2. Ensure all containers of chemicals are properly labeled.
3. Collect and maintain current safety data sheets (SDSs) for all chemicals to which workers may be exposed.
4. Develop and implement worker training programs regarding hazards of chemicals to which they may be exposed and the appropriate protective measures to use when handling these chemicals.
5. Heed hazardous chemical warnings on container labels and in SDSs, which manufacturers and importers must provide to users.
RCRA: Managing Hazardous Wastes
As with the OSHA Laboratory Standard and HazCom, a very brief distillation of the main principles is presented below. However, given the breadth and complexity of RCRA, we strongly recommend consulting with knowledgeable and experienced professionals unless the specific expertise is available in-house.

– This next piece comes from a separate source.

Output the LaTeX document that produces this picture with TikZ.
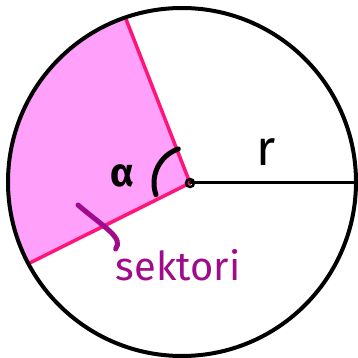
\documentclass[tikz,border=0pt]{standalone}
\usepackage{fontspec}
\setsansfont{Fira Sans}
\usepackage{tikz}
\usetikzlibrary{calc}
\definecolor{secpink}{RGB}{255,160,250}
\definecolor{edgepink}{RGB}{255,20,120}
\definecolor{labpurple}{RGB}{160,10,140}

\begin{document}
\begin{tikzpicture}[
		x=1bp,y=1bp,
		secfill/.style={fill=secpink},
		radline/.style={draw=edgepink,line width=3.5bp,line cap=round},
		rim/.style={draw=black,line width=4bp},
		blackline/.style={draw=black,line width=3bp,line cap=round},
		anglearc/.style={draw=black,line width=5bp,line cap=round},
		pointer/.style={draw=labpurple,line width=5bp,line cap=round},
		lab/.style={inner sep=0pt,font=\sffamily\fontsize{40}{40}\selectfont}]
	\useasboundingbox (0,0) rectangle (358,358);
	\coordinate (C) at (182,176);
	\coordinate (O) at (190,175);
	\coordinate (A) at ($(C)+(109:174bp)$);
	\coordinate (B) at ($(C)+(208:174bp)$);
	\coordinate (R) at ($(C)+(0:174bp)$);
	\fill[secfill] (O) -- (A) arc[start angle=109,end angle=208,radius=174bp] -- cycle;
	\draw[radline] (O) -- (A);
	\draw[radline] (O) -- (B);
	\draw[rim] (C) circle[radius=174bp];
	\draw[blackline] (O) -- (R |- O);
	\draw[black,line width=2.5bp] (O) circle[radius=4bp];
	\draw[anglearc] ($(O)+(109:36bp)$) arc[start angle=109,end angle=199,radius=36bp];
	\node[lab,font=\sffamily\bfseries\fontsize{40}{40}\selectfont] (alpha) at (122,182) {α};
	\node[lab,font=\sffamily\fontsize{50}{50}\selectfont] (rlab) at (266,206) {r};
	\node[lab,text=labpurple] (sektori) at (178,93) {sektori};
	\coordinate (tip) at (78,153);
	\draw[pointer] (tip) .. controls (105,130) and (124,120) .. (sektori.north west);
\end{tikzpicture}
\end{document}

Hazardous waste regulations under RCRA fall into four general areas:
Hazardous Waste Regulations 4 Areas
1. Identification and determination of all generated wastes. This is accomplished with knowledge of the specific process generating the waste, waste definitions, contaminant lists, and waste characteristics, as laid out in 40CFR Part 261.
2. Storage and labeling of waste. 40CFR Part 262 addresses proper containers, packaging, labeling, placarding, quantities, and accumulation times.
3. Transporting waste. All transporters of hazardous waste must be permitted and licensed by the EPA. Strict guidelines cover waste packaging, labeling, and placarding. A comprehensive manifest must be compiled and must accompany the shipment from its pickup at the generator to the final treatment and/or disposal site.
4. Disposal of waste. As with transporters, all treatment, storage, and disposal facilities must be permitted and licensed by the EPA. Each shipment manifest should be carefully checked. After final action, a manifest copy, signed by all, is returned to the generator to complete full documentation of cradle-to-grave handling.